> [Supplied data]
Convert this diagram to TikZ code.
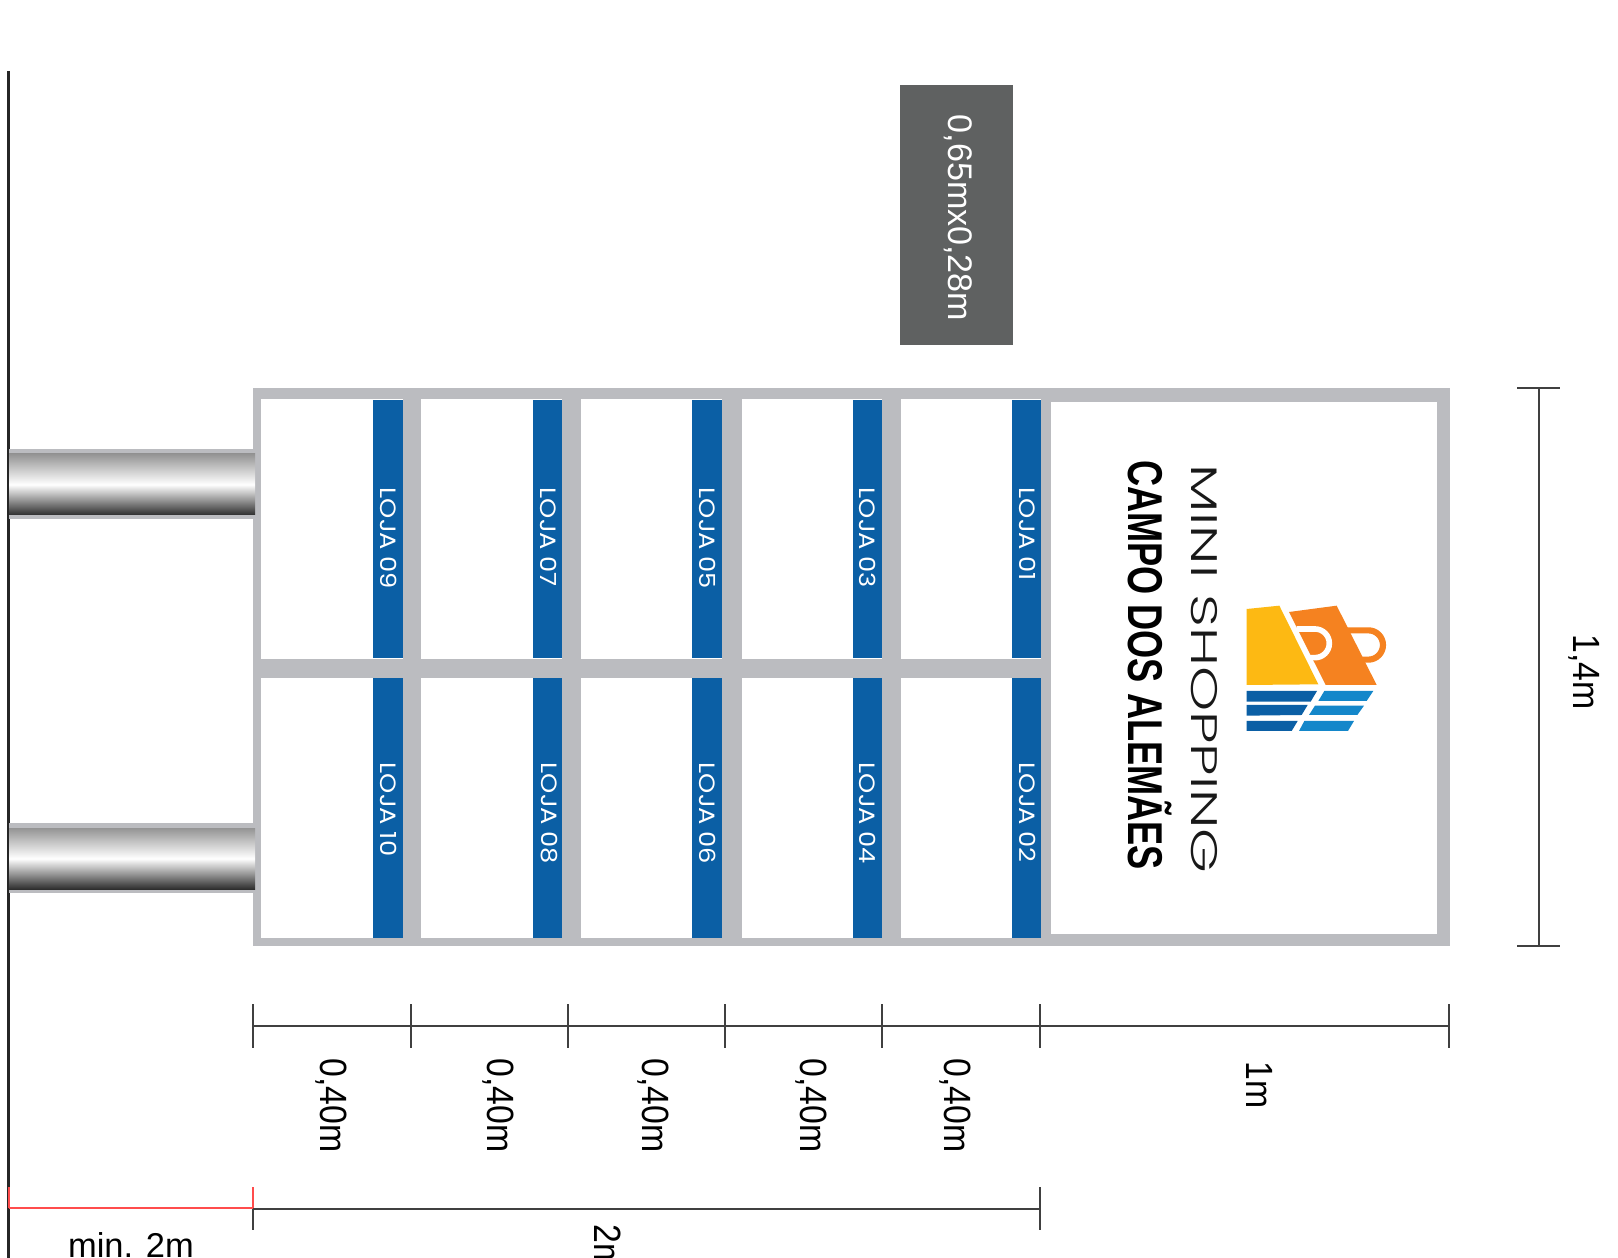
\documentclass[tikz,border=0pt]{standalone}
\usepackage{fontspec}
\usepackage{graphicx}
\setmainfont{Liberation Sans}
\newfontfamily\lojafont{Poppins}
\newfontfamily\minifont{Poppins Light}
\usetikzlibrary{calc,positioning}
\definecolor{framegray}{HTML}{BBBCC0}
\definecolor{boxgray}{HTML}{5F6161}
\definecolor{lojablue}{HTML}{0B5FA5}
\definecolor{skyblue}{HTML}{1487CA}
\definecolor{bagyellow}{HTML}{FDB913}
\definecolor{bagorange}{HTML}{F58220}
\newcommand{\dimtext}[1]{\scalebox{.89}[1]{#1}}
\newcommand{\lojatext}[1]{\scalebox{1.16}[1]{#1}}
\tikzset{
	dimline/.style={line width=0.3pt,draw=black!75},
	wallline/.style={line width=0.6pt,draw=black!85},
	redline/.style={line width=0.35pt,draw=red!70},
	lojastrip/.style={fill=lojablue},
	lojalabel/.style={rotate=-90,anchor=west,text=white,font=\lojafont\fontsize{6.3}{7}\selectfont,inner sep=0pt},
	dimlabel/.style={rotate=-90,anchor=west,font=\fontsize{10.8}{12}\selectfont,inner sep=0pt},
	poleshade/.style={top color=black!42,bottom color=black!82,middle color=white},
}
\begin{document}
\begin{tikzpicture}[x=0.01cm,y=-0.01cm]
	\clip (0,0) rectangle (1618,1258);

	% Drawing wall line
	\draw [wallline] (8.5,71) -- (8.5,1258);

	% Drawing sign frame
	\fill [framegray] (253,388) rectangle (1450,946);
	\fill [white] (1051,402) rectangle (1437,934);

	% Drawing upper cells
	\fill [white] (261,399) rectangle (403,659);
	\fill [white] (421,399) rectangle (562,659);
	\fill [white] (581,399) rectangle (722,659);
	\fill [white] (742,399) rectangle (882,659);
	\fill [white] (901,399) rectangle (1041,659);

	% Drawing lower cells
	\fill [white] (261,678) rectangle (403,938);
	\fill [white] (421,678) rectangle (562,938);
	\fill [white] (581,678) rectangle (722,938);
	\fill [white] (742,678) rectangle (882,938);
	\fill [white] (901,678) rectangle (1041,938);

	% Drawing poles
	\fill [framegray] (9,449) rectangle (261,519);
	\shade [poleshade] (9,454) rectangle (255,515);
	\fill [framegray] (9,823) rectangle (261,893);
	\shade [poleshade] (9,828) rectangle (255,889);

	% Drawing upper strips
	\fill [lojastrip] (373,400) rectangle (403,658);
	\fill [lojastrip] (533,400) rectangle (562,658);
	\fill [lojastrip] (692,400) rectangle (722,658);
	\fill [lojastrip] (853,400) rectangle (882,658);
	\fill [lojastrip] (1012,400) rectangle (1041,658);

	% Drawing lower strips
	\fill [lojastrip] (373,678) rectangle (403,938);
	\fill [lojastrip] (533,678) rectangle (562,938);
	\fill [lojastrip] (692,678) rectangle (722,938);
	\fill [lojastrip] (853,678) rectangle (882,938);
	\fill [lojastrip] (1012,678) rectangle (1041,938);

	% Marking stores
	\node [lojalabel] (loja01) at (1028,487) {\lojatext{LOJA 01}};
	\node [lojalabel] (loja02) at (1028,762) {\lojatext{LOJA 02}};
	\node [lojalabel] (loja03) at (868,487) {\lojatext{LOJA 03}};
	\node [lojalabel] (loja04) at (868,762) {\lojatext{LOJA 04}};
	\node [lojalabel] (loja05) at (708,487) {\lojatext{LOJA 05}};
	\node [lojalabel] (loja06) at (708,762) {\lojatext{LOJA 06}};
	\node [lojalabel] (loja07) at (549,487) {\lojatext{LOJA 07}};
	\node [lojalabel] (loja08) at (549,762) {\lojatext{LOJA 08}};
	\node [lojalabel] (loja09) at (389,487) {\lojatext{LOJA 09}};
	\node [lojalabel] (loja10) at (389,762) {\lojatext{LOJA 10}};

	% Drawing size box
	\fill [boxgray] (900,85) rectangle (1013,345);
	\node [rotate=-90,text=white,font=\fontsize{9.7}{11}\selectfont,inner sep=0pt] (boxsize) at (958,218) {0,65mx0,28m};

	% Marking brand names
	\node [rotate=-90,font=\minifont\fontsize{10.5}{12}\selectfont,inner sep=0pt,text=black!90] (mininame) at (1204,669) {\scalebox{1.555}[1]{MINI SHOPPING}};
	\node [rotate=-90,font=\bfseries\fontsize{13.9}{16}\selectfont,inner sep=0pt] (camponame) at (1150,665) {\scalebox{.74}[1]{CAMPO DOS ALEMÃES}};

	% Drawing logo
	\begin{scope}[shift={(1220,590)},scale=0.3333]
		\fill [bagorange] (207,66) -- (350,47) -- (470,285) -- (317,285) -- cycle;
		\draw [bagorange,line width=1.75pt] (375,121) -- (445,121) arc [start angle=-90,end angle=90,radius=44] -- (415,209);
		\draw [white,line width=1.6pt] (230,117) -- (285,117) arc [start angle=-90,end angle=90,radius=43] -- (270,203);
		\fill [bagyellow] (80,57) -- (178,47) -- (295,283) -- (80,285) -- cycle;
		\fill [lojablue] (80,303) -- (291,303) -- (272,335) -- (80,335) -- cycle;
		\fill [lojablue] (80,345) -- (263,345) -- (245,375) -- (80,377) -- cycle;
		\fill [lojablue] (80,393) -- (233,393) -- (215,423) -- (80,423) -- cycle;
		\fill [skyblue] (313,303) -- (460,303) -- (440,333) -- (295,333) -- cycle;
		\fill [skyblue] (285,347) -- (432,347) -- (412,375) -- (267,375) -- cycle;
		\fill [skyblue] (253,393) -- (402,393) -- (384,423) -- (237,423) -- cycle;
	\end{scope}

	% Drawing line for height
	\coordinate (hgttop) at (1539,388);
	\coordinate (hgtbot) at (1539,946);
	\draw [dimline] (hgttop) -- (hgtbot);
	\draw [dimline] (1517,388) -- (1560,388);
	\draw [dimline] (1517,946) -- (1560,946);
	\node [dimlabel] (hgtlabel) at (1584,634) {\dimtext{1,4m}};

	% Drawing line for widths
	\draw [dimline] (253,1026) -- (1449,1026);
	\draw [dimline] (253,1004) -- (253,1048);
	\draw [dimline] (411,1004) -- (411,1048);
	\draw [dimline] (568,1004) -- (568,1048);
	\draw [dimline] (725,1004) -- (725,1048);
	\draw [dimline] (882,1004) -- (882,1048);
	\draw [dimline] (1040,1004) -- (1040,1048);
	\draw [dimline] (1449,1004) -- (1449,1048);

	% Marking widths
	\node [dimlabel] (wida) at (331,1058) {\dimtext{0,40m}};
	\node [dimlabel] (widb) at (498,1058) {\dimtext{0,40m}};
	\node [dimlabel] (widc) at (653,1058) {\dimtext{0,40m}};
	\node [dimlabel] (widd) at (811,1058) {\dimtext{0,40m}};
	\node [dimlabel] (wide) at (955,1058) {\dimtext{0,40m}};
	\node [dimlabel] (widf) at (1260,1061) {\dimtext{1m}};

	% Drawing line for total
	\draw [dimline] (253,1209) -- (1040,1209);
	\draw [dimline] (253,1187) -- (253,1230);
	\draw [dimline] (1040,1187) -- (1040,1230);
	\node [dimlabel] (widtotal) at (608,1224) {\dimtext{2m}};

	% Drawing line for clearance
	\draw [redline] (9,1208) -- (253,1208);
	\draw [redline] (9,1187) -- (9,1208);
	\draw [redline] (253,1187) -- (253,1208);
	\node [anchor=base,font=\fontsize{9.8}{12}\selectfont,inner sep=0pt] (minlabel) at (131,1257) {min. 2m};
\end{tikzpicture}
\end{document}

> [What is needed]
All of the material above is to be copied exactly, except for its images.

> [Result of the exercise]
Convert this diagram to TikZ code.
\documentclass[tikz,border=0pt]{standalone}
\usepackage{fontspec}
\usepackage{graphicx}
\setmainfont{Liberation Sans}
\newfontfamily\lojafont{Poppins}
\newfontfamily\minifont{Poppins Light}
\usetikzlibrary{calc,positioning}
\definecolor{framegray}{HTML}{BBBCC0}
\definecolor{boxgray}{HTML}{5F6161}
\definecolor{lojablue}{HTML}{0B5FA5}
\definecolor{skyblue}{HTML}{1487CA}
\definecolor{bagyellow}{HTML}{FDB913}
\definecolor{bagorange}{HTML}{F58220}
\newcommand{\dimtext}[1]{\scalebox{.89}[1]{#1}}
\newcommand{\lojatext}[1]{\scalebox{1.16}[1]{#1}}
\tikzset{
	dimline/.style={line width=0.3pt,draw=black!75},
	wallline/.style={line width=0.6pt,draw=black!85},
	redline/.style={line width=0.35pt,draw=red!70},
	lojastrip/.style={fill=lojablue},
	lojalabel/.style={rotate=-90,anchor=west,text=white,font=\lojafont\fontsize{6.3}{7}\selectfont,inner sep=0pt},
	dimlabel/.style={rotate=-90,anchor=west,font=\fontsize{10.8}{12}\selectfont,inner sep=0pt},
	poleshade/.style={top color=black!42,bottom color=black!82,middle color=white},
}
\begin{document}
\begin{tikzpicture}[x=0.01cm,y=-0.01cm]
	\clip (0,0) rectangle (1618,1258);

	% Drawing wall line
	\draw [wallline] (8.5,71) -- (8.5,1258);

	% Drawing sign frame
	\fill [framegray] (253,388) rectangle (1450,946);
	\fill [white] (1051,402) rectangle (1437,934);

	% Drawing upper cells
	\fill [white] (261,399) rectangle (403,659);
	\fill [white] (421,399) rectangle (562,659);
	\fill [white] (581,399) rectangle (722,659);
	\fill [white] (742,399) rectangle (882,659);
	\fill [white] (901,399) rectangle (1041,659);

	% Drawing lower cells
	\fill [white] (261,678) rectangle (403,938);
	\fill [white] (421,678) rectangle (562,938);
	\fill [white] (581,678) rectangle (722,938);
	\fill [white] (742,678) rectangle (882,938);
	\fill [white] (901,678) rectangle (1041,938);

	% Drawing poles
	\fill [framegray] (9,449) rectangle (261,519);
	\shade [poleshade] (9,454) rectangle (255,515);
	\fill [framegray] (9,823) rectangle (261,893);
	\shade [poleshade] (9,828) rectangle (255,889);

	% Drawing upper strips
	\fill [lojastrip] (373,400) rectangle (403,658);
	\fill [lojastrip] (533,400) rectangle (562,658);
	\fill [lojastrip] (692,400) rectangle (722,658);
	\fill [lojastrip] (853,400) rectangle (882,658);
	\fill [lojastrip] (1012,400) rectangle (1041,658);

	% Drawing lower strips
	\fill [lojastrip] (373,678) rectangle (403,938);
	\fill [lojastrip] (533,678) rectangle (562,938);
	\fill [lojastrip] (692,678) rectangle (722,938);
	\fill [lojastrip] (853,678) rectangle (882,938);
	\fill [lojastrip] (1012,678) rectangle (1041,938);

	% Marking stores
	\node [lojalabel] (loja01) at (1028,487) {\lojatext{LOJA 01}};
	\node [lojalabel] (loja02) at (1028,762) {\lojatext{LOJA 02}};
	\node [lojalabel] (loja03) at (868,487) {\lojatext{LOJA 03}};
	\node [lojalabel] (loja04) at (868,762) {\lojatext{LOJA 04}};
	\node [lojalabel] (loja05) at (708,487) {\lojatext{LOJA 05}};
	\node [lojalabel] (loja06) at (708,762) {\lojatext{LOJA 06}};
	\node [lojalabel] (loja07) at (549,487) {\lojatext{LOJA 07}};
	\node [lojalabel] (loja08) at (549,762) {\lojatext{LOJA 08}};
	\node [lojalabel] (loja09) at (389,487) {\lojatext{LOJA 09}};
	\node [lojalabel] (loja10) at (389,762) {\lojatext{LOJA 10}};

	% Drawing size box
	\fill [boxgray] (900,85) rectangle (1013,345);
	\node [rotate=-90,text=white,font=\fontsize{9.7}{11}\selectfont,inner sep=0pt] (boxsize) at (958,218) {0,65mx0,28m};

	% Marking brand names
	\node [rotate=-90,font=\minifont\fontsize{10.5}{12}\selectfont,inner sep=0pt,text=black!90] (mininame) at (1204,669) {\scalebox{1.555}[1]{MINI SHOPPING}};
	\node [rotate=-90,font=\bfseries\fontsize{13.9}{16}\selectfont,inner sep=0pt] (camponame) at (1150,665) {\scalebox{.74}[1]{CAMPO DOS ALEMÃES}};

	% Drawing logo
	\begin{scope}[shift={(1220,590)},scale=0.3333]
		\fill [bagorange] (207,66) -- (350,47) -- (470,285) -- (317,285) -- cycle;
		\draw [bagorange,line width=1.75pt] (375,121) -- (445,121) arc [start angle=-90,end angle=90,radius=44] -- (415,209);
		\draw [white,line width=1.6pt] (230,117) -- (285,117) arc [start angle=-90,end angle=90,radius=43] -- (270,203);
		\fill [bagyellow] (80,57) -- (178,47) -- (295,283) -- (80,285) -- cycle;
		\fill [lojablue] (80,303) -- (291,303) -- (272,335) -- (80,335) -- cycle;
		\fill [lojablue] (80,345) -- (263,345) -- (245,375) -- (80,377) -- cycle;
		\fill [lojablue] (80,393) -- (233,393) -- (215,423) -- (80,423) -- cycle;
		\fill [skyblue] (313,303) -- (460,303) -- (440,333) -- (295,333) -- cycle;
		\fill [skyblue] (285,347) -- (432,347) -- (412,375) -- (267,375) -- cycle;
		\fill [skyblue] (253,393) -- (402,393) -- (384,423) -- (237,423) -- cycle;
	\end{scope}

	% Drawing line for height
	\coordinate (hgttop) at (1539,388);
	\coordinate (hgtbot) at (1539,946);
	\draw [dimline] (hgttop) -- (hgtbot);
	\draw [dimline] (1517,388) -- (1560,388);
	\draw [dimline] (1517,946) -- (1560,946);
	\node [dimlabel] (hgtlabel) at (1584,634) {\dimtext{1,4m}};

	% Drawing line for widths
	\draw [dimline] (253,1026) -- (1449,1026);
	\draw [dimline] (253,1004) -- (253,1048);
	\draw [dimline] (411,1004) -- (411,1048);
	\draw [dimline] (568,1004) -- (568,1048);
	\draw [dimline] (725,1004) -- (725,1048);
	\draw [dimline] (882,1004) -- (882,1048);
	\draw [dimline] (1040,1004) -- (1040,1048);
	\draw [dimline] (1449,1004) -- (1449,1048);

	% Marking widths
	\node [dimlabel] (wida) at (331,1058) {\dimtext{0,40m}};
	\node [dimlabel] (widb) at (498,1058) {\dimtext{0,40m}};
	\node [dimlabel] (widc) at (653,1058) {\dimtext{0,40m}};
	\node [dimlabel] (widd) at (811,1058) {\dimtext{0,40m}};
	\node [dimlabel] (wide) at (955,1058) {\dimtext{0,40m}};
	\node [dimlabel] (widf) at (1260,1061) {\dimtext{1m}};

	% Drawing line for total
	\draw [dimline] (253,1209) -- (1040,1209);
	\draw [dimline] (253,1187) -- (253,1230);
	\draw [dimline] (1040,1187) -- (1040,1230);
	\node [dimlabel] (widtotal) at (608,1224) {\dimtext{2m}};

	% Drawing line for clearance
	\draw [redline] (9,1208) -- (253,1208);
	\draw [redline] (9,1187) -- (9,1208);
	\draw [redline] (253,1187) -- (253,1208);
	\node [anchor=base,font=\fontsize{9.8}{12}\selectfont,inner sep=0pt] (minlabel) at (131,1257) {min. 2m};
\end{tikzpicture}
\end{document}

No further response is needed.